May Cattle Market Outlook

25 May 2023
An article by  Damien Thomson  | Words by Person Name  | Photography by Person Name

The steep decline in cattle prices from November 2022 to May 2023 has taken some in the industry by surprise. While the fall from historical price records was considered inevitable, the speed and severity of the decline was not expected. To reassess where the market is today, it is valuable to review the expectations and reality of the last three years.


Key Points

  • The EYCI is expected to ease further, slipping below 550c by December 2023

  • The cattle herd is growing beyond the long-term average population

  • Export demand is expected to improve due to a range of factors


Spring 2020 to the start of 2022, saw most cattle market analysts forecasting prices to turn and ease lower. As we know now, prices continued to increase in a linear fashion from March 2020 to January 2022. 

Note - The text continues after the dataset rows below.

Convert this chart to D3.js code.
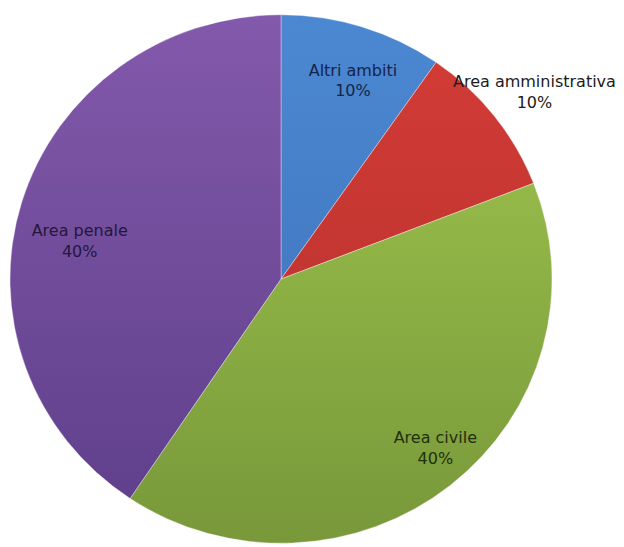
<!DOCTYPE html>
<html>
<head>
<meta charset="utf-8">
<script src="https://cdn.jsdelivr.net/npm/d3@7"></script>
<style>
  body { margin: 0; background: #fff; }
  svg { display: block; }
</style>
</head>
<body>
<svg width="624" height="547"></svg>
<script>
// data (shares in %, labels are rounded)
const categories = ["Altri ambiti", "Area amministrativa", "Area civile", "Area penale"]
const values = [9.7, 9.4, 40.3, 40.6]
const pctLabels = ["10%", "10%", "40%", "40%"]

// colours: light at the top, darker at the bottom (Excel style shading)
const topColors = ["#4c88d2", "#d43c37", "#a2c84f", "#8359ab"]
const bottomColors = ["#3a6fb5", "#b22f2b", "#78983a", "#5d3e8a"]
const textColors = ["#14244a", "#1c1c1c", "#1f300a", "#24163c"]

// label placement tweaks (radius in px, angle shift in degrees)
const labelRadius = [216, 318, 232, 205]
const labelShift = [2, 1, -3, -6]

const cx = 281, cy = 279
const r = 271
const squash = 0.975

let svg = d3.select("svg")
let defs = svg.append("defs")

categories.forEach((c, i) => {
    let g = defs.append("linearGradient")
        .attr("id", "grad" + i)
        .attr("gradientUnits", "userSpaceOnUse")
        .attr("x1", 0).attr("y1", -r)
        .attr("x2", 0).attr("y2", r)
    g.append("stop").attr("offset", "0%").attr("stop-color", topColors[i])
    g.append("stop").attr("offset", "100%").attr("stop-color", bottomColors[i])
})

const pie = d3.pie().sort(null).value(d => d)
const arcs = pie(values)
const arcGen = d3.arc().innerRadius(0).outerRadius(r)

let pieGroup = svg.append("g")
    .attr("transform", `translate(${cx},${cy}) scale(1,${squash})`)

pieGroup.selectAll("path")
    .data(arcs)
    .join("path")
    .attr("d", arcGen)
    .attr("fill", (d, i) => `url(#grad${i})`)
    .attr("stroke", "rgba(255,255,255,0.45)")
    .attr("stroke-width", 0.8)

// labels
let labels = svg.append("g")
    .attr("font-family", "'DejaVu Sans', Verdana, sans-serif")
    .attr("font-size", 16)
    .attr("text-anchor", "middle")

arcs.forEach((d, i) => {
    let a = (d.startAngle + d.endAngle) / 2 + labelShift[i] * Math.PI / 180
    let x = cx + labelRadius[i] * Math.sin(a)
    let y = cy - labelRadius[i] * Math.cos(a) * squash
    let t = labels.append("text")
        .attr("x", x)
        .attr("y", y)
        .attr("fill", textColors[i])
    t.append("tspan").attr("x", x).attr("dy", "-0.3em").text(categories[i])
    t.append("tspan").attr("x", x).attr("dy", "1.3em").text(pctLabels[i])
})
</script>
</body>
</html>
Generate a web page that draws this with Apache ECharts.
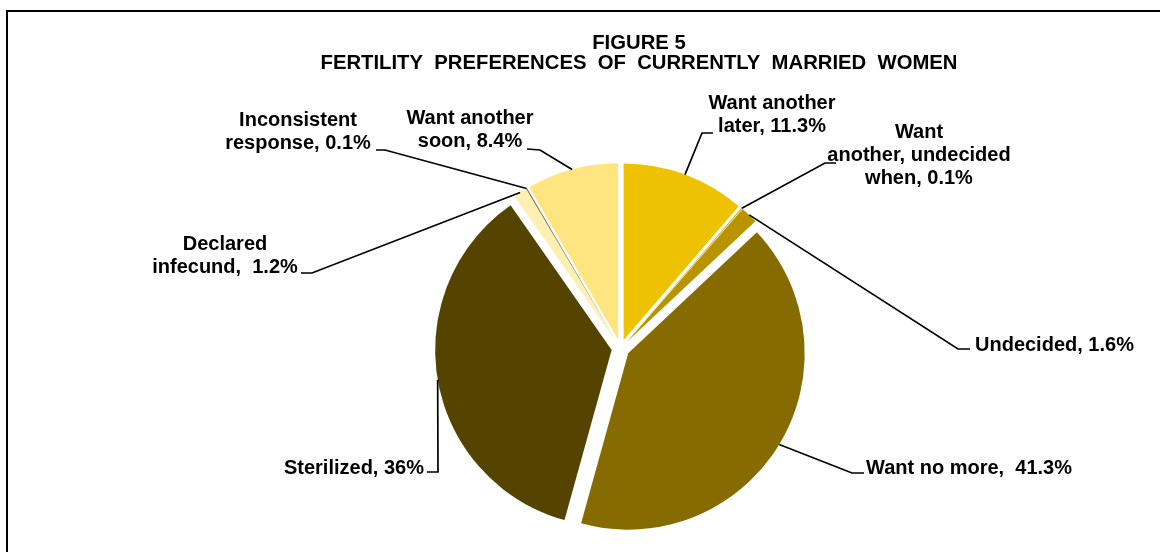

I asked one of those market analysts back in May 2022 why everyone had gotten it wrong. They stated that the herd was much lower than anyone expected from the drought, and that it just kept raining. This meant that restocker demand was stronger and lasted longer than expected, fueling the strongest herd rebuild in almost 50 years. 

Turning to the current market, several analysts have been expecting a rebound in cattle prices since January 2023 on the basis that prices were getting ‘too cheap’, instead, prices have continued trending lower in a linear fashion. This is likely due to a much larger cattle herd than expected and a lack of restocker demand which is currently being overestimated due to the Female Slaughter Rate (FSR) technically representing a rebuilding phase.

Therefore, downward pressure on prices will likely continue for the rest of the year, with the EYCI expected to be below 550c/kg cwt in December 2023. This would be well below the 10-year average of 617c and just below the median price of the last 10 years of 562c.

Angus PTIC Heifers

Female Slaughter Ratio (FSR): Rebuild or Expansion

The Australian Bureau of Statistics has released the latest data on livestock products for the first quarter of 2023. The data revealed a 15% increase in the number of cattle slaughtered compared to Q1 2022 to total 1,542,400 head. It also revealed a Female Slaughter Ratio (FSR) of 42.4%.

The long-term average FSR is about 47%, an FSR below this mark is associated with an increasing herd population due to higher retention of females and/or restocking activity. An FSR of more than 47% is associated with a declining herd population through increased slaughter of females or destocking. 

While the FSR of 42.4% is below the 47% mark and therefore technically denotes a herd rebuilding phase, the use of that terminology can be misleading. The cattle industry is either classified as being in a herd rebuilding or a herd liquidating phase. But a herd rebuilding phase simply means an increasing herd population. If that herd population is increasing beyond the long-term average, then it can hardly be described as rebuilding and should be considered as expansion.

A more accurate description of the current situation would be an expansion or growth in the herd on the back of three consecutive La Nina’s and a fourth straight good Autumn break in many southern regions. Where producers have eased back on purchasing breeding females but are not yet reducing herd numbers or destocking.

EYCI and FSR-1Figure 1: Quarterly EYCI and FSR. 2000 - March 2023 Source: MLA, ABS

Export markets

Australia’s major export markets, in particular the US and China, were expected to support domestic cattle prices and put a floor in the market. While China became the top export destination for beef in April and production in the US continues to decrease, it has not been enough to support Australian cattle prices.

There are several factors to consider when determining how export markets will influence domestic cattle prices. Firstly, poor economic conditions in both the US and China are suppressing consumer demand for red meat products. 

Some areas of the US have received good rainfall leading to a sharp decline in beef cow slaughter and improved restocker intentions, while other areas are still very much in drought with slaughter numbers remaining high. 

The ‘Other Country’ import quota including Brazil has been filled, meaning Brazilian imported beef into the US will now be more expensive and Australian imports will be relatively more competitive.

The Australia-United Kingdom Free Trade Agreement (A-UKFTA) takes effect on 31st May 2023 and opens a duty-free quota of 35,000 tonnes of Australian beef.

Overall, these influences are likely to improve export demand for Australian beef and provide some support to falling cattle prices. This is expected to materialise in flattening out prices, but it is important to note that export demand does not have the power to turn prices around against the weight of significantly higher supply of cattle.